Why Do Domestic Prices Rise with Tarriffs?

Mechanics of Tariffs and Price Increases

  • Many commenters stress the basic point: tariffs function like a sales tax on imports. Importers pay, then pass costs to consumers via higher prices.
  • Others refine this: how much prices rise depends on demand elasticity, competition, and margins.
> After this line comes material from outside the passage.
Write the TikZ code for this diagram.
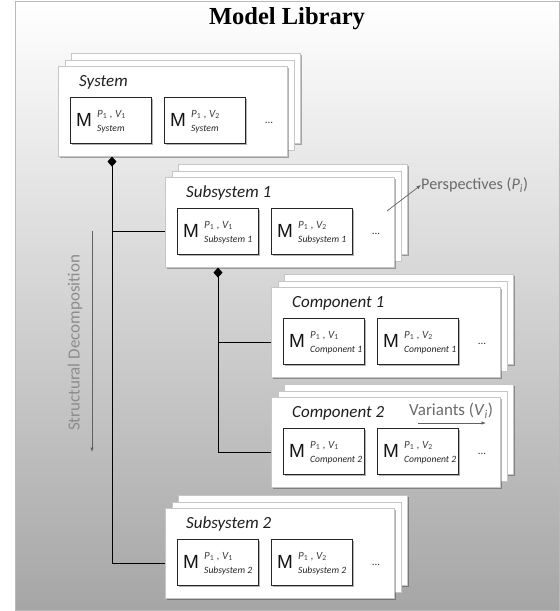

When prices were already near cost (e.g., many groceries), tariffs almost inevitably raise consumer prices.
  • Several emphasize that both buyers and sellers are worse off: new equilibrium has higher prices and lower quantities, shrinking consumer and producer surplus.

Protectionism, Reshoring, and Employment

  • One camp argues tariffs only “make sense” to protect critical or nascent industries or raise easy-to-collect revenue in weak states–but blanket tariffs on everything are seen as destructive.
  • Skeptics say tariffs rarely restore competitive manufacturing: they raise input costs for domestic producers too, and firms don’t trust tariffs to last long enough to justify new factories.
  • Some see a case for targeted tariffs plus industrial policy (CHIPS-style subsidies) to build capacity in key sectors; others think even that is playing catch-up after decades of offshoring.
  • A minority argues that underused labor and capacity mean tariffs might activate “latent” production and tech innovation, but others note historical failures of import-substitution strategies.

Global Supply Chains and Firm-Level Impact

  • A small US electronics maker describes higher component costs despite “Made in USA” branding, with fear that demand for a non-essential product will collapse.
  • Commenters note foreign competitors can still sell freely in non-US markets, while US firms may face retaliatory tariffs abroad.

Exchange Rates and Macro Effects

  • Some point out tariffs interact with exchange rates: tariffed countries’ currencies may weaken, partly offsetting tariffs for foreign exporters.
  • Others doubt the net effect will strengthen the US dollar in practice or think the article underplays currency and labor-market slack.

Politics, Parties, and Power

  • Multiple comments frame tariffs as a presidential tool because they can be imposed unilaterally under “emergency” powers, unlike domestic taxes.
  • Discussion highlights a perceived role reversal: Republicans embracing broad tariffs, Democrats mostly favoring free or “fair” trade with targeted measures.
  • There’s debate over whether this will push CEOs and affluent voters toward Democrats while Republicans rebrand as a “working-class” party.
  • Several see tariffs less as economic strategy and more as a lever to reward allies, punish enemies, or extract concessions.

Economics Discourse and Marginal Revolution

  • Some criticize the Marginal Revolution blog (and economics more broadly) as technocratic, overconfident outside its domain, or weak as science; others defend economics as useful if its limits are acknowledged.

Cars, Urban Form, and Trade Anecdotes

  • A large side thread uses US vs European car markets to illustrate how tariffs, consumer preferences, fuel prices, and urban design interact.
  • Participants argue that even without tariffs, US cars are often ill-suited to dense European cities, while foreign brands build locally in the US partly because of longstanding auto tariffs.